I simply hugged myself with joy reading this book, for the tale it tells, which is funny, painful, and ultimately happy, and above all for the voice, which is perfection.
"The Rocks" of Peter Nichols’s The Rocks is a small hotel on the island of Mallorca in the Mediterranean Sea. It has been owned since 1951 by a woman called Lulu, whom we first meet in 2005 at the book’s beginning — shortly after which she plunges into the sea, to her death, in the arms of Gerald, her first (ex-) husband, whom she has despised for almost sixty years. With that, two more characters bearing a mysterious grudge against each other show up: Luc, Lulu’s son by her second (ex-) husband, and Aegina, Gerald’s daughter by his second (late) wife. They have come to deal with the deaths of their respective parents but leave the reader with further questions. The answers to these emerge gradually as the novel travels back, step by step, to 1995, 1983, 1970, 1956, 1951, and 1948. Each one of those years gives rise to a tale, all of which are steadily and deftly woven together, until the story circles back to 2005, putting one last little piece in order.

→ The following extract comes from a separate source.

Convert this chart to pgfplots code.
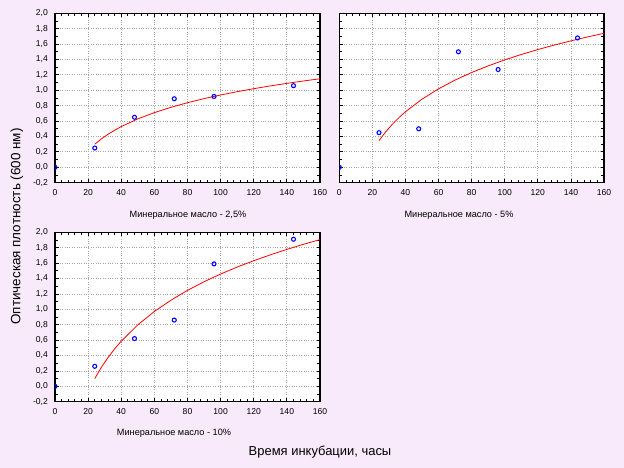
\documentclass[border=0pt]{standalone}
\usepackage{pgfplots}
\pgfplotsset{compat=1.18}
\usepackage{fontspec}
\setmainfont{Liberation Sans}
\definecolor{bgcol}{RGB}{248,234,250}
\definecolor{gridcol}{RGB}{165,165,165}
\pgfplotsset{panel/.style={
  scale only axis, width=265bp, height=169.4bp,
  xmin=0, xmax=160, ymin=-0.2, ymax=2.0,
  xtick={0,20,40,60,80,100,120,140,160},
  ytick={-0.2,0,0.2,0.4,0.6,0.8,1.0,1.2,1.4,1.6,1.8,2.0},
  minor x tick num=4, minor y tick num=1,
  tick align=inside,
  major tick length=3.5bp, minor tick length=3bp,
  grid=major,
  major grid style={dotted, gridcol, line width=0.8bp},
  axis line style={line width=1.2bp},
  every tick/.style={black, line width=0.8bp},
  axis background/.style={fill=white},
  tick label style={font=\fontsize{8.6}{10}\selectfont},
  /pgf/number format/assume math mode=true,
  xticklabel style={inner sep=0pt, yshift=-7bp},
  yticklabel style={inner sep=0pt, xshift=-7bp,
    /pgf/number format/.cd, fixed, fixed zerofill, precision=1, use comma},
  clip marker paths=true,
  anchor=south west,
}}
\pgfplotsset{pts/.style={only marks, mark=o, mark size=2bp, color=blue, mark options={line width=1.1bp}},
  fit/.style={no marks, red, line width=0.8bp}}
\begin{document}
\begin{tikzpicture}
\fill[bgcol] (0,0) rectangle (624bp,468bp);
% Panel 1
\begin{axis}[panel, at={(55bp,285.3bp)}]
\addplot[fit] coordinates {(24,0.300) (28,0.369) (32,0.429) (36,0.481) (40,0.529) (50,0.629) (60,0.710) (70,0.779) (80,0.839) (90,0.892) (100,0.939) (110,0.982) (120,1.021) (130,1.057) (140,1.090) (150,1.121) (160,1.150)};
\addplot[pts] coordinates {(0,0.0) (24,0.25) (48,0.65) (72,0.89) (96,0.92) (144,1.06)};
\end{axis}
% Panel 2
\begin{axis}[panel, at={(339.3bp,285.3bp)}, width=264.7bp, yticklabels={}]
\addplot[fit] coordinates {(24,0.346) (28,0.459) (32,0.557) (36,0.644) (40,0.721) (50,0.885) (60,1.019) (70,1.133) (80,1.231) (90,1.317) (100,1.395) (110,1.465) (120,1.529) (130,1.588) (140,1.642) (150,1.693) (160,1.740)};
\addplot[pts] coordinates {(0,0.0) (24,0.45) (48,0.50) (72,1.50) (96,1.27) (144,1.68)};
\end{axis}
% Panel 3
\begin{axis}[panel, at={(55bp,66.3bp)}]
\addplot[fit] coordinates {(24,0.100) (28,0.247) (32,0.374) (36,0.486) (40,0.586) (50,0.798) (60,0.972) (70,1.118) (80,1.246) (90,1.358) (100,1.458) (110,1.549) (120,1.631) (130,1.707) (140,1.778) (150,1.844) (160,1.905)};
\addplot[pts] coordinates {(0,0.0) (24,0.26) (48,0.62) (72,0.86) (96,1.59) (144,1.91)};
\end{axis}
\node[font=\fontsize{9.2}{11}\selectfont, inner sep=0pt] at (188bp,253bp) {Минеральное масло - 2,5\%};
\node[font=\fontsize{9.2}{11}\selectfont, inner sep=0pt] at (459bp,253bp) {Минеральное масло - 5\%};
\node[font=\fontsize{9.2}{11}\selectfont, inner sep=0pt] at (174bp,34.7bp) {Минеральное масло - 10\%};
\node[font=\fontsize{13}{15}\selectfont, inner sep=0pt] at (320bp,16.3bp) {Время инкубации, часы};
\node[font=\fontsize{13.5}{15}\selectfont, inner sep=0pt, rotate=90] at (17bp,241.5bp) {Оптическая плотность (600 нм)};
\pgfresetboundingbox
\path[use as bounding box] (0,0) rectangle (624bp,468bp);
\end{tikzpicture}
\end{document}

Present at the heart of the book is the story of Odysseus: Gerald’s claim to an extremely modest fame, is as the author of "The Way to Ithaca", published in 1951, in which, in a series of voyages, he follows what he speculates to have been Odysseus’ journey from Troy back home. A couple of the incidents in the book echo Odysseus’ trials, and all of the more dramatic events have a raw Homeric tenor: a little sailing vessel is attacked by a piratical band; a man falls from a boat to drift alone and abandoned in the sea, a fifteen-year-old boy is seduced by a seventy-year-old woman; a fifteen-year-old girl is ravished/ravaged by a raddled adventurer; there is even an escape from a cave courtesy of a flock of sheep; and all the while the ancient Mediterranean sun blazes down on acts of duplicity, despoliation, and daring. This is a wonderfully rich novel — its characters are numerous and vigorously alive, its sense of place, on land and at sea, is brilliantly realized, and the plot is cunningly paid out and made fast by a masterly hand.